— BEGIN Material provided —
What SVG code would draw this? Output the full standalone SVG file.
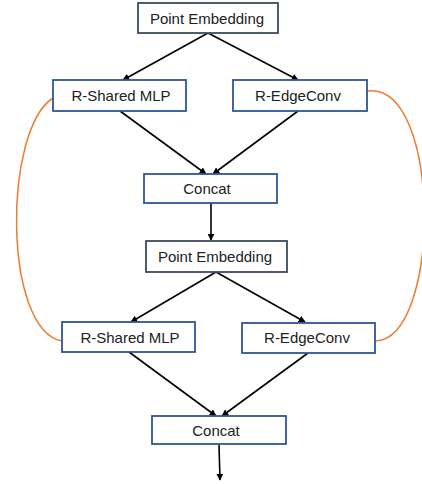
<svg xmlns="http://www.w3.org/2000/svg" width="422" height="484" viewBox="0 0 422 484">
<style>
.box{fill:#fff;stroke:#2F5597;stroke-width:1.8}
.pe{fill:#fff;stroke:#3B4A63;stroke-width:1.8}
.t{font-family:"Liberation Sans",Arial,sans-serif;font-size:15px;fill:#222;text-anchor:middle}
.a{stroke:#000;stroke-width:1.6;fill:none;marker-end:url(#ah)}
.o{stroke:#ED7D31;stroke-width:1.5;fill:none}
</style>
<defs>
<marker id="ah" viewBox="0 0 10 10" refX="9" refY="5" markerWidth="7" markerHeight="7" markerUnits="userSpaceOnUse" orient="auto">
<path d="M0,0 L10,5 L0,10 z" fill="#000"/>
</marker>
</defs>
<rect width="422" height="484" fill="#fff"/>
<g id="connectors">
<path class="o" d="M53,98 C3,130 3,330 62,341"/>
<path class="o" d="M367,91 C442,80 442,340 375,341"/>
<line class="a" x1="208" y1="33" x2="123" y2="80"/>
<line class="a" x1="208" y1="33" x2="298" y2="80"/>
<line class="a" x1="120" y1="111" x2="206" y2="174"/>
<line class="a" x1="298" y1="111" x2="213" y2="174"/>
<line class="a" x1="211" y1="203" x2="211" y2="240"/>
<line class="a" x1="216" y1="272" x2="131" y2="322"/>
<line class="a" x1="216" y1="272" x2="305" y2="322"/>
<line class="a" x1="129" y1="352" x2="216" y2="416"/>
<line class="a" x1="308" y1="353" x2="222" y2="416"/>
<line class="a" x1="219" y1="445" x2="220" y2="480"/>
</g>
<g id="pe1"><rect class="pe" x="138" y="3" width="140" height="30"/><text class="t" x="207" y="23.5">Point Embedding</text></g>
<g id="mlp1"><rect class="box" x="53" y="80" width="133" height="31"/><text class="t" x="121" y="101">R-Shared MLP</text></g>
<g id="edge1"><rect class="box" x="233" y="80" width="134" height="31"/><text class="t" x="298" y="101">R-EdgeConv</text></g>
<g id="concat1"><rect class="box" x="144" y="174" width="133" height="29"/><text class="t" x="207" y="194">Concat</text></g>
<g id="pe2"><rect class="pe" x="146" y="241" width="141" height="31"/><text class="t" x="215" y="262">Point Embedding</text></g>
<g id="mlp2"><rect class="box" x="62" y="322" width="133" height="30"/><text class="t" x="130" y="343">R-Shared MLP</text></g>
<g id="edge2"><rect class="box" x="242" y="323" width="133" height="30"/><text class="t" x="307" y="343">R-EdgeConv</text></g>
<g id="concat2"><rect class="box" x="152" y="416" width="134" height="28"/><text class="t" x="216" y="436">Concat</text></g>
</svg>
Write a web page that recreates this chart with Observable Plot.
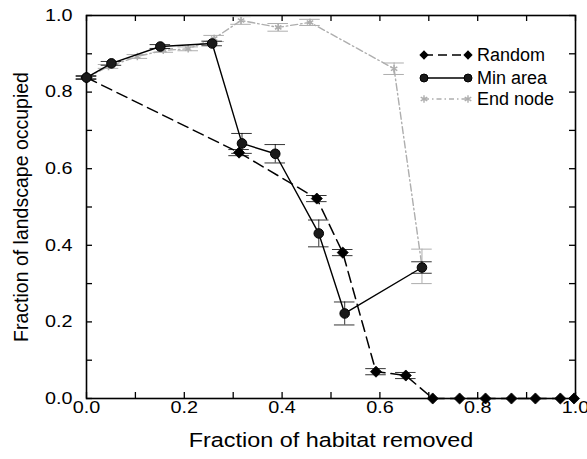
<!DOCTYPE html>
<html>
<head>
<meta charset="utf-8">
<script src="https://cdn.jsdelivr.net/npm/d3@7"></script>
<script src="https://cdn.jsdelivr.net/npm/@observablehq/plot@0.6"></script>
<style>
  html, body { margin: 0; padding: 0; background: #fff; }
  svg { font-family: "Liberation Sans", Arial, sans-serif; }
</style>
</head>
<body>
<div id="chart"></div>
<script>
// Random removal
const randomX = [0, 0.312, 0.471, 0.524, 0.592, 0.653, 0.708, 0.763, 0.816, 0.869, 0.918, 0.969, 0.997];
const randomY = [0.838, 0.642, 0.522, 0.381, 0.070, 0.060, 0, 0, 0, 0, 0, 0, 0];
const randomErr = [0.004, 0.008, 0.008, 0.008, 0.008, 0.008, 0, 0, 0, 0, 0, 0, 0];

// Min area removal
const minX = [0, 0.051, 0.151, 0.257, 0.318, 0.386, 0.475, 0.528, 0.686];
const minY = [0.838, 0.875, 0.919, 0.927, 0.666, 0.639, 0.431, 0.222, 0.342];
const minErr = [0.004, 0.005, 0.005, 0.006, 0.026, 0.024, 0.035, 0.03, 0.015];

// End node removal
const endX = [0, 0.045, 0.104, 0.157, 0.208, 0.261, 0.316, 0.392, 0.457, 0.629, 0.686];
const endY = [0.838, 0.867, 0.893, 0.909, 0.913, 0.940, 0.987, 0.969, 0.982, 0.861, 0.345];
const endErr = [0.004, 0.005, 0.005, 0.005, 0.005, 0.008, 0.01, 0.01, 0.008, 0.015, 0.045];

const xTicks = [0, 0.2, 0.4, 0.6, 0.8, 1.0];
const yTicks = [0, 0.2, 0.4, 0.6, 0.8, 1.0];
const minorTicks = [0, 0.1, 0.2, 0.3, 0.4, 0.5, 0.6, 0.7, 0.8, 0.9, 1.0];

const toRows = (xs, ys, es) => xs.map((x, i) => ({x, y: ys[i], e: es[i]}));
const random = toRows(randomX, randomY, randomErr);
const minArea = toRows(minX, minY, minErr);
const endNode = toRows(endX, endY, endErr);

const capHalf = 0.021;
const errMarks = (rows, color, w) => {
  const r = rows.filter(d => d.e > 0);
  return [
    Plot.ruleY(r, {y: d => d.y + d.e, x1: d => d.x - capHalf, x2: d => d.x + capHalf, stroke: color, strokeWidth: w}),
    Plot.ruleY(r, {y: d => d.y - d.e, x1: d => d.x - capHalf, x2: d => d.x + capHalf, stroke: color, strokeWidth: w}),
    Plot.ruleX(r, {x: "x", y1: d => d.y - d.e, y2: d => d.y + d.e, stroke: color, strokeWidth: w})
  ];
};

const endColor = "#aeaeae";
const W = 587, H = 459, mL = 86, mR = 12, mT = 15, mB = 61;
const tickLen = 6;
const innerW = W - mL - mR, innerH = H - mT - mB;

const chart = Plot.plot({
  width: W,
  height: H,
  marginLeft: mL,
  marginRight: mR,
  marginTop: mT,
  marginBottom: mB,
  style: {fontFamily: "'Liberation Sans', Arial, sans-serif", background: "#fff"},
  x: {domain: [0, 1]},
  y: {domain: [0, 1]},
  marks: [
    // inward ticks on all four sides
    Plot.tickX(minorTicks, {x: d => d, insetTop: innerH - tickLen, stroke: "#000", strokeWidth: 1.3}),
    Plot.tickX(minorTicks, {x: d => d, insetBottom: innerH - tickLen, stroke: "#000", strokeWidth: 1.3}),
    Plot.tickY(minorTicks, {y: d => d, insetRight: innerW - tickLen, stroke: "#000", strokeWidth: 1.3}),
    Plot.tickY(minorTicks, {y: d => d, insetLeft: innerW - tickLen, stroke: "#000", strokeWidth: 1.3}),
    Plot.axisX(xTicks, {anchor: "bottom", tickSize: 0, tickPadding: 3, tickFormat: d3.format(".1f"), fontSize: 16.5, fill: "#000", label: "Fraction of habitat removed", labelAnchor: "center", labelOffset: 48, labelArrow: "none"}),
    Plot.axisY(yTicks, {anchor: "left", tickSize: 0, tickPadding: 14, tickFormat: d3.format(".1f"), fontSize: 16.5, fill: "#000", label: "Fraction of landscape occupied", labelAnchor: "center", labelOffset: 72, labelArrow: "none"}),
    Plot.frame({stroke: "#000", strokeWidth: 1.6}),
    // End node
    ...errMarks(endNode, endColor, 1),
    Plot.line(endNode, {x: "x", y: "y", stroke: endColor, strokeWidth: 1.4, strokeDasharray: "7,3,1.5,3"}),
    Plot.dot(endNode, {x: "x", y: "y", symbol: "asterisk", r: 3.5, stroke: endColor, strokeWidth: 1.5}),
    // Random
    ...errMarks(random, "#000", 0.8),
    Plot.line(random, {x: "x", y: "y", stroke: "#000", strokeWidth: 1.5, strokeDasharray: "11,6"}),
    Plot.dot(random, {x: "x", y: "y", symbol: "diamond2", r: 5, fill: "#000", stroke: "#000", strokeWidth: 0.8}),
    // Min area
    ...errMarks(minArea, "#000", 0.8),
    Plot.line(minArea, {x: "x", y: "y", stroke: "#000", strokeWidth: 1.4}),
    Plot.dot(minArea, {x: "x", y: "y", r: 4.8, fill: "#1a1a1a", stroke: "#000", strokeWidth: 1})
  ]
});

document.getElementById("chart").appendChild(chart);
const svg = d3.select(chart);

// the reference glyphs are a little wider than tall: stretch horizontal texts slightly
const stretch = (sel, k) => sel.each(function () {
  const t = this.getAttribute("transform") || "";
  this.setAttribute("transform", t + ` scale(${k},1)`);
});
stretch(svg.selectAll("[aria-label='x-axis tick label'] text, [aria-label='y-axis tick label'] text"), 1.2);
svg.selectAll("[aria-label='x-axis label'] text").style("font-size", "19.5px").attr("fill", "#000");
svg.selectAll("[aria-label='y-axis label'] text").style("font-size", "19.5px").attr("fill", "#000");
stretch(svg.selectAll("[aria-label='x-axis label'] text"), 1.2);

// legend
const lg = svg.append("g").attr("font-family", "'Liberation Sans', Arial, sans-serif").attr("font-size", 18).attr("text-anchor", "start");
const entries = [
  {name: "Random", y: 55, stroke: "#000", dash: "9,5", sym: "diamond"},
  {name: "Min area", y: 78, stroke: "#000", dash: null, sym: "circle"},
  {name: "End node", y: 99, stroke: endColor, dash: "5,3,1.5,3", sym: "asterisk"}
];
const lx0 = 424, lx1 = 468;
for (const e of entries) {
  lg.append("line").attr("x1", lx0).attr("x2", lx1).attr("y1", e.y).attr("y2", e.y)
    .attr("stroke", e.stroke).attr("stroke-width", 1.4).attr("stroke-dasharray", e.dash);
  for (const xx of [lx0, lx1]) {
    if (e.sym === "diamond") {
      lg.append("path").attr("d", d3.symbol(d3.symbolDiamond2, 55)()).attr("transform", `translate(${xx},${e.y})`).attr("fill", "#000");
    } else if (e.sym === "circle") {
      lg.append("circle").attr("cx", xx).attr("cy", e.y).attr("r", 4).attr("fill", "#1a1a1a").attr("stroke", "#000");
    } else {
      lg.append("path").attr("d", d3.symbol(d3.symbolAsterisk, 40)()).attr("transform", `translate(${xx},${e.y})`).attr("fill", "none").attr("stroke", endColor).attr("stroke-width", 1.4);
    }
  }
  lg.append("text").attr("x", 477).attr("y", e.y).attr("dy", "0.36em").attr("fill", "#000").text(e.name);
}
</script>
</body>
</html>
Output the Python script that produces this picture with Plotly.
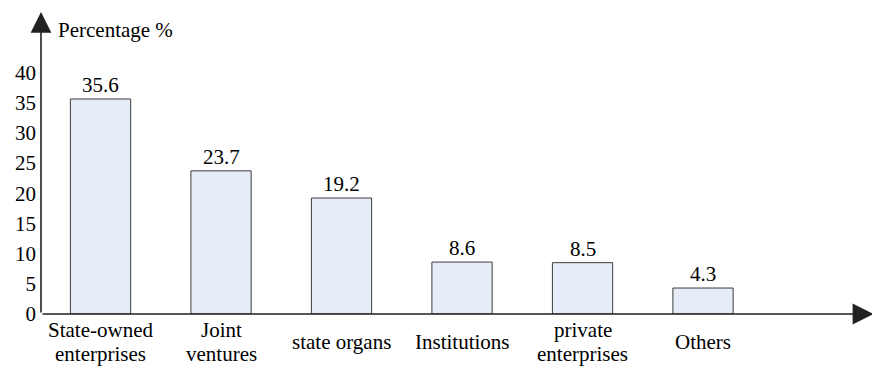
import plotly.graph_objects as go

# Employer categories (line breaks mark the wrapped labels)
categories = ["State-owned\nenterprises", "Joint\nventures", "state organs",
              "Institutions", "private\nenterprises", "Others"]
percentages = [35.6, 23.7, 19.2, 8.6, 8.5, 4.3]
y_ticks = [0, 5, 10, 15, 20, 25, 30, 35, 40]

FONT = "Times New Roman, Liberation Serif, DejaVu Serif, serif"
TEXT_COLOR = "#000000"
AXIS_COLOR = "#222222"
x_pos = list(range(len(categories)))
x_min, x_max = -0.494, 6.394
y_min, y_max = 0, 50

fig = go.Figure()
fig.add_trace(go.Bar(
    x=x_pos,
    y=percentages,
    width=0.5,
    marker=dict(color="#E6EDF8", line=dict(color="#3c3c3c", width=1)),
    hoverinfo="skip",
))

annotations = []
# value labels just above each bar
for xi, v in zip(x_pos, percentages):
    annotations.append(dict(
        x=xi, y=v, xref="x", yref="y", xanchor="center", yanchor="middle",
        yshift=14, text=f"{v:.1f}", showarrow=False,
        font=dict(family=FONT, size=21, color=TEXT_COLOR),
    ))
# axis lines with arrowheads
arrow_style = dict(text="", showarrow=True, arrowhead=2, arrowsize=2.6,
                   arrowwidth=1.6, arrowcolor=AXIS_COLOR,
                   standoff=0, startstandoff=0,
                   xref="x", yref="y", axref="x", ayref="y")
annotations.append(dict(x=x_max + 0.02, y=0, ax=x_min, ay=0, **arrow_style))
annotations.append(dict(x=x_min, y=y_max, ax=x_min, ay=0, **arrow_style))
# axis title
annotations.append(dict(
    x=x_min, y=y_max, xref="x", yref="y", xanchor="left", yanchor="top",
    xshift=15, yshift=-4, text="Percentage %", showarrow=False,
    font=dict(family=FONT, size=21, color=TEXT_COLOR),
))
# category labels, each line placed separately
for xi, name in zip(x_pos, categories):
    lines = name.split("\n")
    shifts = [-28] if len(lines) == 1 else [-16, -40]
    for line, ys in zip(lines, shifts):
        annotations.append(dict(
            x=xi, y=0, xref="x", yref="y", xanchor="center", yanchor="middle",
            yshift=ys, text=line, showarrow=False,
            font=dict(family=FONT, size=21, color=TEXT_COLOR),
        ))

fig.update_layout(
    width=872, height=370,
    margin=dict(l=41, r=1, t=12, b=56),
    plot_bgcolor="white", paper_bgcolor="white",
    showlegend=False,
    font=dict(family=FONT, size=21, color=TEXT_COLOR),
    xaxis=dict(range=[x_min, x_max], showgrid=False, zeroline=False,
               showline=False, showticklabels=False, ticks="", fixedrange=True),
    yaxis=dict(range=[y_min, y_max], tickvals=y_ticks, showgrid=False,
               zeroline=False, showline=False, ticks="",
               ticklabelstandoff=4,
               tickfont=dict(family=FONT, size=21, color=TEXT_COLOR),
               fixedrange=True),
    annotations=annotations,
)

fig.write_html("out.html")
— END Material provided —
**The exercise**
From the records above, quote word for word only the lines beginning at the line that has "Output the Python" and stopping after the line that has "y_ticks = [0, 5, 10, 15, 20, 25, 30, 35, 40]". Omit the pictures.

**Solution**
Output the Python script that produces this picture with Plotly.
import plotly.graph_objects as go

# Employer categories (line breaks mark the wrapped labels)
categories = ["State-owned\nenterprises", "Joint\nventures", "state organs",
              "Institutions", "private\nenterprises", "Others"]
percentages = [35.6, 23.7, 19.2, 8.6, 8.5, 4.3]
y_ticks = [0, 5, 10, 15, 20, 25, 30, 35, 40]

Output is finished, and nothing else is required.